DIRECTIONS FOR THIS TASK ::
Reproduce from the records below, with no pictures, exactly the lines between the one containing "Emit a Python" and the one containing "import numpy as np", inclusive.

— start of SOURCE RECORDS —

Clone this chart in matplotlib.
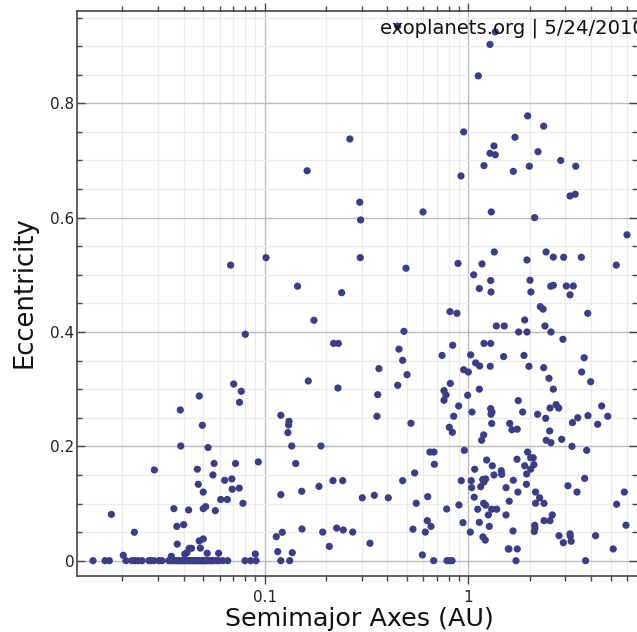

— end of SOURCE RECORDS —
— start of SOURCE RECORDS —

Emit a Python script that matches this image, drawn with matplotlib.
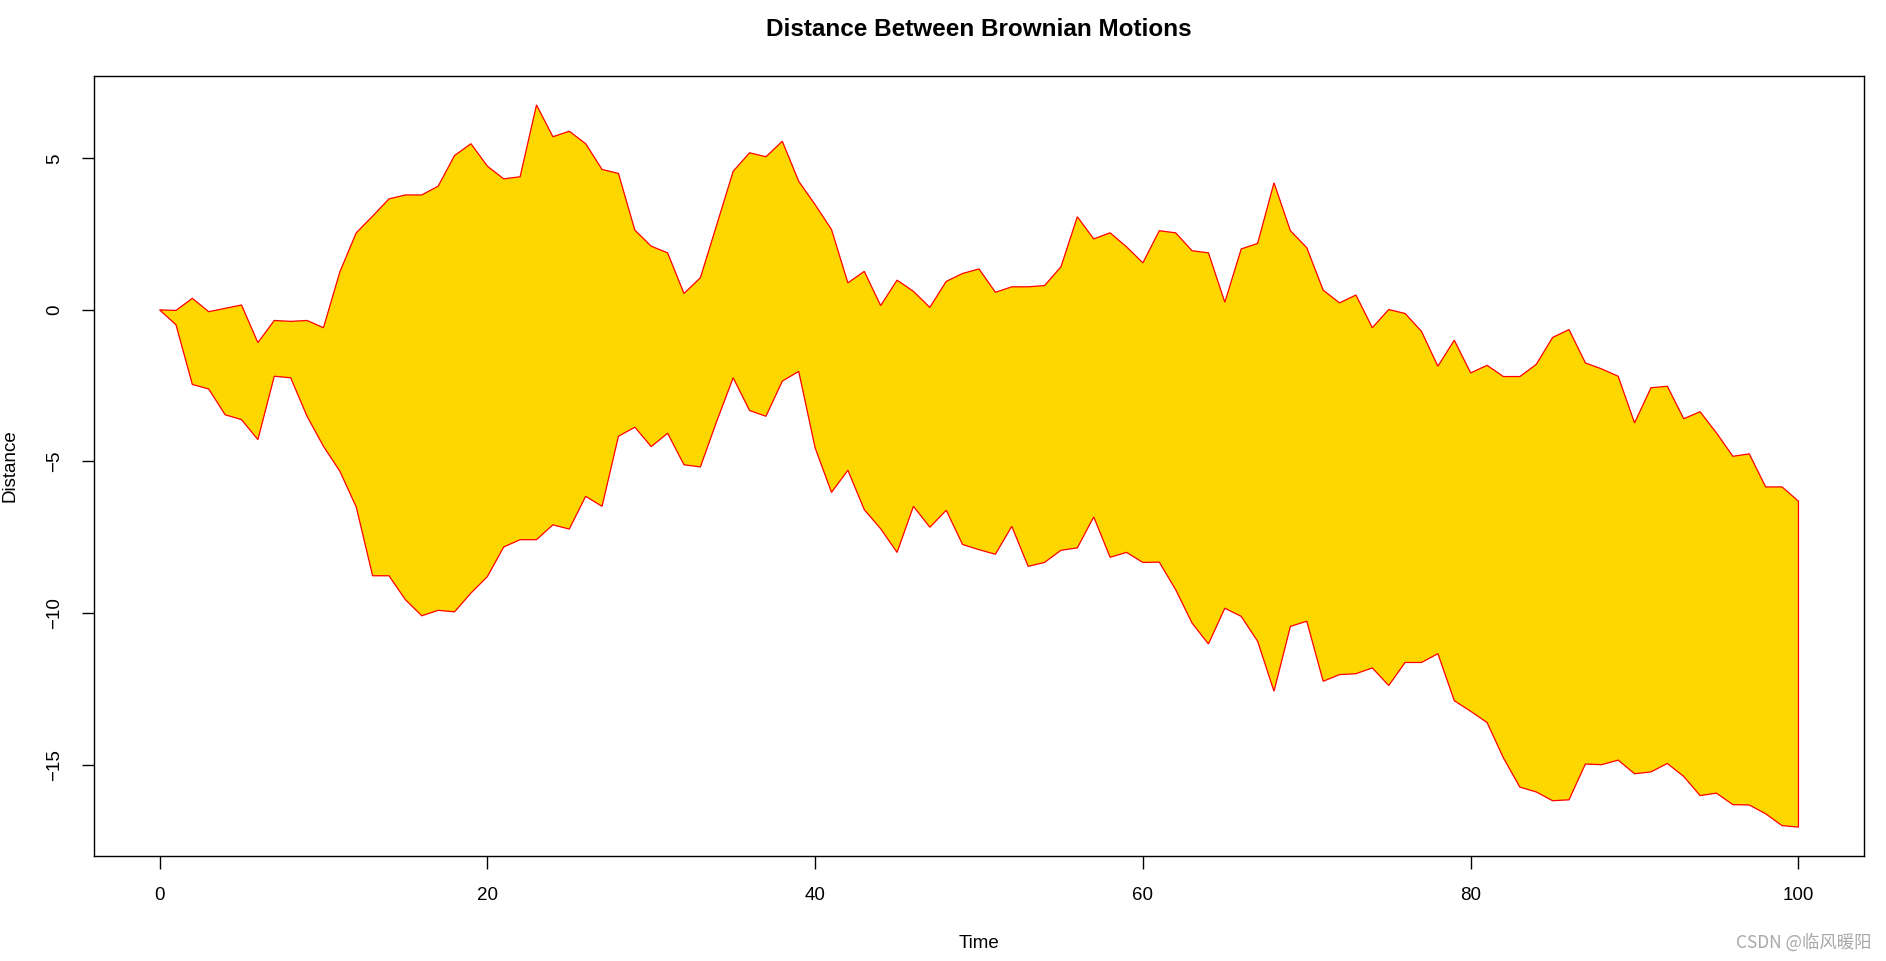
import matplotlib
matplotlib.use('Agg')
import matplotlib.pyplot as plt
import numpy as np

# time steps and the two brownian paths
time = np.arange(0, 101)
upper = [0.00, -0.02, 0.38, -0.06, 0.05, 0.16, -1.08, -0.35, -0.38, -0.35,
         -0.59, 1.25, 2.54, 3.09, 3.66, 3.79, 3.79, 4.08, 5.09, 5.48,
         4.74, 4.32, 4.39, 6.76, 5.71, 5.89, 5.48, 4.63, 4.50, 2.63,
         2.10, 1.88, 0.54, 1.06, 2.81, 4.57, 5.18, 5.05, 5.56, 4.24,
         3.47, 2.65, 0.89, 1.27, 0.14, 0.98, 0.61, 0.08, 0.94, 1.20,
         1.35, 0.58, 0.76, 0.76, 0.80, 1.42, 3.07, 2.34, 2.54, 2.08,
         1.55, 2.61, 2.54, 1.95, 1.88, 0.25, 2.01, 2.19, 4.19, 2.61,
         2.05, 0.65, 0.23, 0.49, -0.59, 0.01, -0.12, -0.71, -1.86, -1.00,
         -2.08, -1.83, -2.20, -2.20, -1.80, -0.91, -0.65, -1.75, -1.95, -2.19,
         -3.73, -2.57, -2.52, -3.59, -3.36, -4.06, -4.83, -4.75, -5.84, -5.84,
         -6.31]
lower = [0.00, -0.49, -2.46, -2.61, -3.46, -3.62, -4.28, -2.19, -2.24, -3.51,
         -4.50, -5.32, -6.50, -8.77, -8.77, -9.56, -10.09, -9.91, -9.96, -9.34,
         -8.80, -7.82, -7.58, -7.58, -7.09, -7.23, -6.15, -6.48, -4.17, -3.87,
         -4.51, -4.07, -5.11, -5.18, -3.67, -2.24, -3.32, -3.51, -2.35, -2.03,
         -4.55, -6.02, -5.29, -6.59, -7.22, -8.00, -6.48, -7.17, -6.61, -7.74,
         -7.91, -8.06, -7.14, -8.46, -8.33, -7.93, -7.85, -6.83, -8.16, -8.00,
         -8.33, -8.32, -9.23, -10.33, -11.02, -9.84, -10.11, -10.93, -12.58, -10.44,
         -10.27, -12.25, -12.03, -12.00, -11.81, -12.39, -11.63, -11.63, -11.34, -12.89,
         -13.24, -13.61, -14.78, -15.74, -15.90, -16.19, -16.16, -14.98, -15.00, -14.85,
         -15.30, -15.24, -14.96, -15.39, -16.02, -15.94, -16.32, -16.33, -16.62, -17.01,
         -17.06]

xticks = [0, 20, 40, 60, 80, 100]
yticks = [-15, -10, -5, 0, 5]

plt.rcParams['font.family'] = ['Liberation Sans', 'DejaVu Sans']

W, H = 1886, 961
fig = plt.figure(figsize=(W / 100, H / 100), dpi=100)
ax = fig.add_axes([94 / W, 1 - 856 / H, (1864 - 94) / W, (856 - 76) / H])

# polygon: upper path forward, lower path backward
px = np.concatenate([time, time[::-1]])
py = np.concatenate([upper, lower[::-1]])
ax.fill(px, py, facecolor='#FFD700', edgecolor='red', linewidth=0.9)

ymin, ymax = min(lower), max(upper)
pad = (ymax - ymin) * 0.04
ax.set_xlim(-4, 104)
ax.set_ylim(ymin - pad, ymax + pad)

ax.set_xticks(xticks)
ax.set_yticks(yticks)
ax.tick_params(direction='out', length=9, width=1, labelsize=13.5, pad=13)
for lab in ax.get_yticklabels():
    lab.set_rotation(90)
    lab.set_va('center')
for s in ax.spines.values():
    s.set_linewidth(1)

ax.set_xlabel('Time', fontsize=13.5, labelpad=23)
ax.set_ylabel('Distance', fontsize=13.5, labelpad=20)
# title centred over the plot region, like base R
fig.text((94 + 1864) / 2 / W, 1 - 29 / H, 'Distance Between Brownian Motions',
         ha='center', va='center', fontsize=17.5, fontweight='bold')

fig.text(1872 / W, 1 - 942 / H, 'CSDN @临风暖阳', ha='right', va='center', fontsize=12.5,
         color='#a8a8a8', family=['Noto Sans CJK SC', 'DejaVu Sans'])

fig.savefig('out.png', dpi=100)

— end of SOURCE RECORDS —
— start of SOURCE RECORDS —

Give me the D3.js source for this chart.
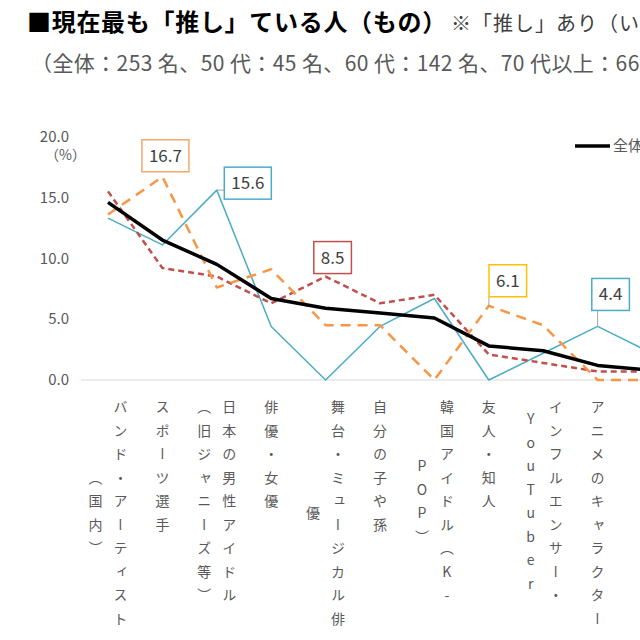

— end of SOURCE RECORDS —

SOLUTION FOR THIS PROBLEM ::
Emit a Python script that matches this image, drawn with matplotlib.
import matplotlib
matplotlib.use('Agg')
import matplotlib.pyplot as plt
import numpy as np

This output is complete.